> _GIVEN MATERIAL_
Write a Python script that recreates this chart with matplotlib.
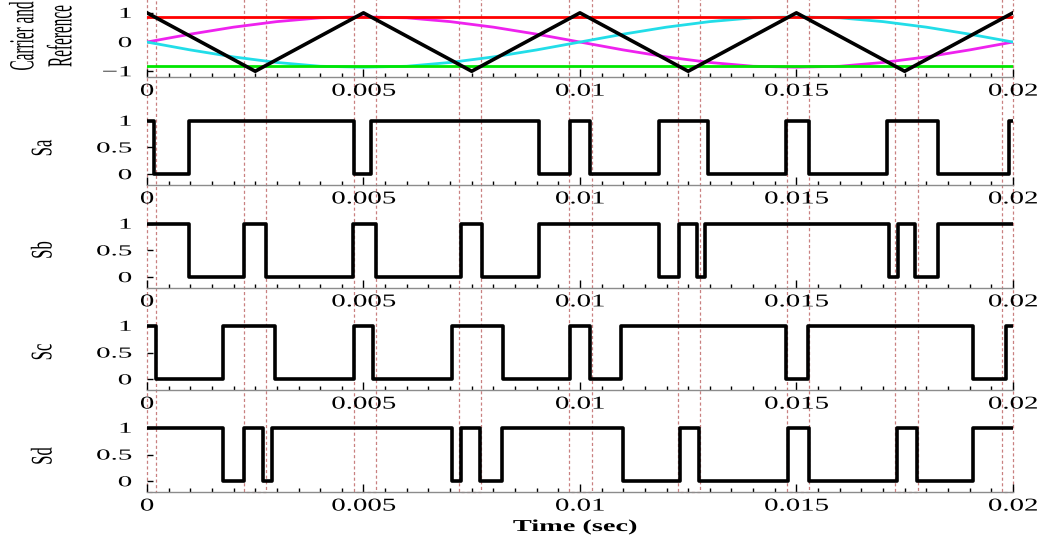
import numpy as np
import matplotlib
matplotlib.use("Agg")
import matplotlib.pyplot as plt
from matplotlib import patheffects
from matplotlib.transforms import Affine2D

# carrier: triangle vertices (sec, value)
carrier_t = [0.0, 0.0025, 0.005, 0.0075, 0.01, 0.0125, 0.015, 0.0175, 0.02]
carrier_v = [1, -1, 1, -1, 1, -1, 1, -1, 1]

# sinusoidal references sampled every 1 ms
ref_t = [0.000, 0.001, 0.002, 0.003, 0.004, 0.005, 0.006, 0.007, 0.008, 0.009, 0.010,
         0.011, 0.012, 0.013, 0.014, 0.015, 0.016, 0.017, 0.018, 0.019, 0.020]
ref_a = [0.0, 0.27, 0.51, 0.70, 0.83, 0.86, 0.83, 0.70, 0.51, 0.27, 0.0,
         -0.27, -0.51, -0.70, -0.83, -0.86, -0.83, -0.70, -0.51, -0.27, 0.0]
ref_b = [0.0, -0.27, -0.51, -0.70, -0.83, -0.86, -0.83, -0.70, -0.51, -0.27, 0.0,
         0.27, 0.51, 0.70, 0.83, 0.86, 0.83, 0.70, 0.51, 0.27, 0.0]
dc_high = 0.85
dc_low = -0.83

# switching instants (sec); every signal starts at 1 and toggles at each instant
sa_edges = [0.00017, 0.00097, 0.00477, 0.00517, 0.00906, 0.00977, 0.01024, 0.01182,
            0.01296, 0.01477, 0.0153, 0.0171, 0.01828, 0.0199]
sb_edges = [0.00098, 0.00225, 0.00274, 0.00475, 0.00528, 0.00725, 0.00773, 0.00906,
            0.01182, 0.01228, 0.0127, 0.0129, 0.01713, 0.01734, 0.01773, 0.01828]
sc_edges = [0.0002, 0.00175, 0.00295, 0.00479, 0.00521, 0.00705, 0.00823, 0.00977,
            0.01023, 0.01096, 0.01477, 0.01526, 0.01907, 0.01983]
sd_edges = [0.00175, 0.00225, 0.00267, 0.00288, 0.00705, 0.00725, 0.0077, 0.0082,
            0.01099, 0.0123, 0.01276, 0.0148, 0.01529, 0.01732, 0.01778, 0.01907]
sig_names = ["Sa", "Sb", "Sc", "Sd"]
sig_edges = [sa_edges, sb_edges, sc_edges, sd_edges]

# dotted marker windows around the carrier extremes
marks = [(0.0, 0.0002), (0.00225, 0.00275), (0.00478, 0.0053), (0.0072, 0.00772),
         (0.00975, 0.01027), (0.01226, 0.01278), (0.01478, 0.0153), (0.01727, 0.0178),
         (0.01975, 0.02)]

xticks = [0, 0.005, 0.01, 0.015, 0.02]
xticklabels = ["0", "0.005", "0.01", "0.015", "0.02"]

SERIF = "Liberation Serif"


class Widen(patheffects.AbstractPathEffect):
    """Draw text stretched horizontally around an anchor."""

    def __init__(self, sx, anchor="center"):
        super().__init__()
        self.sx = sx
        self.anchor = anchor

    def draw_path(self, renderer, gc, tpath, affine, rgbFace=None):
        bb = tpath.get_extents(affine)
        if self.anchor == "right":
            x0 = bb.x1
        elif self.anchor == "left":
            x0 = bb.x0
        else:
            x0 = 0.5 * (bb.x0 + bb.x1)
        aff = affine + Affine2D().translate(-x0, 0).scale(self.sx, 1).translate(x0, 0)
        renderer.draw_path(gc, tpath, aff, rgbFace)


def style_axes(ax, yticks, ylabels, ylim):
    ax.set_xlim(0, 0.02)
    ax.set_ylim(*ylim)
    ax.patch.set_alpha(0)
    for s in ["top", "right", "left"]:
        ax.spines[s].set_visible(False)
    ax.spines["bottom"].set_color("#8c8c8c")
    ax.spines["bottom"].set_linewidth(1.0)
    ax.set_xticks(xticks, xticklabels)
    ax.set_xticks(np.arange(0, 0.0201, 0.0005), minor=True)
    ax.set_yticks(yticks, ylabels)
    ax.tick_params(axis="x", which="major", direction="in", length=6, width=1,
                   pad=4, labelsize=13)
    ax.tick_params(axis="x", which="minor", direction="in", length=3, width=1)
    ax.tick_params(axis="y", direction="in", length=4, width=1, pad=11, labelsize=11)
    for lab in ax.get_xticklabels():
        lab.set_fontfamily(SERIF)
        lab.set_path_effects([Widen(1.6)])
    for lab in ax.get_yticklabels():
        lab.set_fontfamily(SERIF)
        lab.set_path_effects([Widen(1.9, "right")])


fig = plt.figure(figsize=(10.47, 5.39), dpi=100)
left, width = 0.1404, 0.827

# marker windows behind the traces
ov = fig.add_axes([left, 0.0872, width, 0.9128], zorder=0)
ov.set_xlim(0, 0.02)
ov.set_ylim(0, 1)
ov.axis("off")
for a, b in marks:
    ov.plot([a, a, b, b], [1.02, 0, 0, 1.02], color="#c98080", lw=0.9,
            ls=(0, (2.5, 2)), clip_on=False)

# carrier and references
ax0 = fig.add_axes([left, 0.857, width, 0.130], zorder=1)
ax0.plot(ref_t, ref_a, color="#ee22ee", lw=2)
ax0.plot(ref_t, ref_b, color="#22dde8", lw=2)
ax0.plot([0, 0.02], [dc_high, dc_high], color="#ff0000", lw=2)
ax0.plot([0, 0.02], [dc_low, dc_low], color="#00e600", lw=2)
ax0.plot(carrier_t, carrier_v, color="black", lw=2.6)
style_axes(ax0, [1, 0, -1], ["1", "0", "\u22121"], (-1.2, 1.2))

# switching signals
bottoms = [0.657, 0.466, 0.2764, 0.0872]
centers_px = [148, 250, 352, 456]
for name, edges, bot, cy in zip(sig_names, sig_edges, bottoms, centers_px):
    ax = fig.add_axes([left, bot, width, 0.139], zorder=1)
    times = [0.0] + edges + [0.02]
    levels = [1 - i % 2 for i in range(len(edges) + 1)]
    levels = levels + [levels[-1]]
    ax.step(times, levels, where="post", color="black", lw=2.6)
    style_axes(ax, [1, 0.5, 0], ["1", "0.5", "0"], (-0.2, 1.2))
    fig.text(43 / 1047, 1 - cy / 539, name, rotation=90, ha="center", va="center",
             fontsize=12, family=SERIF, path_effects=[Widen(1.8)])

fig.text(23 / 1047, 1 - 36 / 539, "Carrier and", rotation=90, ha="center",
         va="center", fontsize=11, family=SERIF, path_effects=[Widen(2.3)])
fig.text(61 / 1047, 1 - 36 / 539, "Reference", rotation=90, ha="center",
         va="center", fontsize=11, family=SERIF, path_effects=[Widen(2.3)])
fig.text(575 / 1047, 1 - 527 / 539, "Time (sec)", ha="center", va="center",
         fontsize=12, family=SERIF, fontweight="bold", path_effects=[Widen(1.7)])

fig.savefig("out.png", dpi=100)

> _EXERCISE DIRECTIONS_
Omit the pictures and output all of the other material exactly.

> _EXERCISE RESPONSE_
Write a Python script that recreates this chart with matplotlib.
import numpy as np
import matplotlib
matplotlib.use("Agg")
import matplotlib.pyplot as plt
from matplotlib import patheffects
from matplotlib.transforms import Affine2D

# carrier: triangle vertices (sec, value)
carrier_t = [0.0, 0.0025, 0.005, 0.0075, 0.01, 0.0125, 0.015, 0.0175, 0.02]
carrier_v = [1, -1, 1, -1, 1, -1, 1, -1, 1]

# sinusoidal references sampled every 1 ms
ref_t = [0.000, 0.001, 0.002, 0.003, 0.004, 0.005, 0.006, 0.007, 0.008, 0.009, 0.010,
         0.011, 0.012, 0.013, 0.014, 0.015, 0.016, 0.017, 0.018, 0.019, 0.020]
ref_a = [0.0, 0.27, 0.51, 0.70, 0.83, 0.86, 0.83, 0.70, 0.51, 0.27, 0.0,
         -0.27, -0.51, -0.70, -0.83, -0.86, -0.83, -0.70, -0.51, -0.27, 0.0]
ref_b = [0.0, -0.27, -0.51, -0.70, -0.83, -0.86, -0.83, -0.70, -0.51, -0.27, 0.0,
         0.27, 0.51, 0.70, 0.83, 0.86, 0.83, 0.70, 0.51, 0.27, 0.0]
dc_high = 0.85
dc_low = -0.83

# switching instants (sec); every signal starts at 1 and toggles at each instant
sa_edges = [0.00017, 0.00097, 0.00477, 0.00517, 0.00906, 0.00977, 0.01024, 0.01182,
            0.01296, 0.01477, 0.0153, 0.0171, 0.01828, 0.0199]
sb_edges = [0.00098, 0.00225, 0.00274, 0.00475, 0.00528, 0.00725, 0.00773, 0.00906,
            0.01182, 0.01228, 0.0127, 0.0129, 0.01713, 0.01734, 0.01773, 0.01828]
sc_edges = [0.0002, 0.00175, 0.00295, 0.00479, 0.00521, 0.00705, 0.00823, 0.00977,
            0.01023, 0.01096, 0.01477, 0.01526, 0.01907, 0.01983]
sd_edges = [0.00175, 0.00225, 0.00267, 0.00288, 0.00705, 0.00725, 0.0077, 0.0082,
            0.01099, 0.0123, 0.01276, 0.0148, 0.01529, 0.01732, 0.01778, 0.01907]
sig_names = ["Sa", "Sb", "Sc", "Sd"]
sig_edges = [sa_edges, sb_edges, sc_edges, sd_edges]

# dotted marker windows around the carrier extremes
marks = [(0.0, 0.0002), (0.00225, 0.00275), (0.00478, 0.0053), (0.0072, 0.00772),
         (0.00975, 0.01027), (0.01226, 0.01278), (0.01478, 0.0153), (0.01727, 0.0178),
         (0.01975, 0.02)]

xticks = [0, 0.005, 0.01, 0.015, 0.02]
xticklabels = ["0", "0.005", "0.01", "0.015", "0.02"]

SERIF = "Liberation Serif"


class Widen(patheffects.AbstractPathEffect):
    """Draw text stretched horizontally around an anchor."""

    def __init__(self, sx, anchor="center"):
        super().__init__()
        self.sx = sx
        self.anchor = anchor

    def draw_path(self, renderer, gc, tpath, affine, rgbFace=None):
        bb = tpath.get_extents(affine)
        if self.anchor == "right":
            x0 = bb.x1
        elif self.anchor == "left":
            x0 = bb.x0
        else:
            x0 = 0.5 * (bb.x0 + bb.x1)
        aff = affine + Affine2D().translate(-x0, 0).scale(self.sx, 1).translate(x0, 0)
        renderer.draw_path(gc, tpath, aff, rgbFace)


def style_axes(ax, yticks, ylabels, ylim):
    ax.set_xlim(0, 0.02)
    ax.set_ylim(*ylim)
    ax.patch.set_alpha(0)
    for s in ["top", "right", "left"]:
        ax.spines[s].set_visible(False)
    ax.spines["bottom"].set_color("#8c8c8c")
    ax.spines["bottom"].set_linewidth(1.0)
    ax.set_xticks(xticks, xticklabels)
    ax.set_xticks(np.arange(0, 0.0201, 0.0005), minor=True)
    ax.set_yticks(yticks, ylabels)
    ax.tick_params(axis="x", which="major", direction="in", length=6, width=1,
                   pad=4, labelsize=13)
    ax.tick_params(axis="x", which="minor", direction="in", length=3, width=1)
    ax.tick_params(axis="y", direction="in", length=4, width=1, pad=11, labelsize=11)
    for lab in ax.get_xticklabels():
        lab.set_fontfamily(SERIF)
        lab.set_path_effects([Widen(1.6)])
    for lab in ax.get_yticklabels():
        lab.set_fontfamily(SERIF)
        lab.set_path_effects([Widen(1.9, "right")])


fig = plt.figure(figsize=(10.47, 5.39), dpi=100)
left, width = 0.1404, 0.827

# marker windows behind the traces
ov = fig.add_axes([left, 0.0872, width, 0.9128], zorder=0)
ov.set_xlim(0, 0.02)
ov.set_ylim(0, 1)
ov.axis("off")
for a, b in marks:
    ov.plot([a, a, b, b], [1.02, 0, 0, 1.02], color="#c98080", lw=0.9,
            ls=(0, (2.5, 2)), clip_on=False)

# carrier and references
ax0 = fig.add_axes([left, 0.857, width, 0.130], zorder=1)
ax0.plot(ref_t, ref_a, color="#ee22ee", lw=2)
ax0.plot(ref_t, ref_b, color="#22dde8", lw=2)
ax0.plot([0, 0.02], [dc_high, dc_high], color="#ff0000", lw=2)
ax0.plot([0, 0.02], [dc_low, dc_low], color="#00e600", lw=2)
ax0.plot(carrier_t, carrier_v, color="black", lw=2.6)
style_axes(ax0, [1, 0, -1], ["1", "0", "\u22121"], (-1.2, 1.2))

# switching signals
bottoms = [0.657, 0.466, 0.2764, 0.0872]
centers_px = [148, 250, 352, 456]
for name, edges, bot, cy in zip(sig_names, sig_edges, bottoms, centers_px):
    ax = fig.add_axes([left, bot, width, 0.139], zorder=1)
    times = [0.0] + edges + [0.02]
    levels = [1 - i % 2 for i in range(len(edges) + 1)]
    levels = levels + [levels[-1]]
    ax.step(times, levels, where="post", color="black", lw=2.6)
    style_axes(ax, [1, 0.5, 0], ["1", "0.5", "0"], (-0.2, 1.2))
    fig.text(43 / 1047, 1 - cy / 539, name, rotation=90, ha="center", va="center",
             fontsize=12, family=SERIF, path_effects=[Widen(1.8)])

fig.text(23 / 1047, 1 - 36 / 539, "Carrier and", rotation=90, ha="center",
         va="center", fontsize=11, family=SERIF, path_effects=[Widen(2.3)])
fig.text(61 / 1047, 1 - 36 / 539, "Reference", rotation=90, ha="center",
         va="center", fontsize=11, family=SERIF, path_effects=[Widen(2.3)])
fig.text(575 / 1047, 1 - 527 / 539, "Time (sec)", ha="center", va="center",
         fontsize=12, family=SERIF, fontweight="bold", path_effects=[Widen(1.7)])

fig.savefig("out.png", dpi=100)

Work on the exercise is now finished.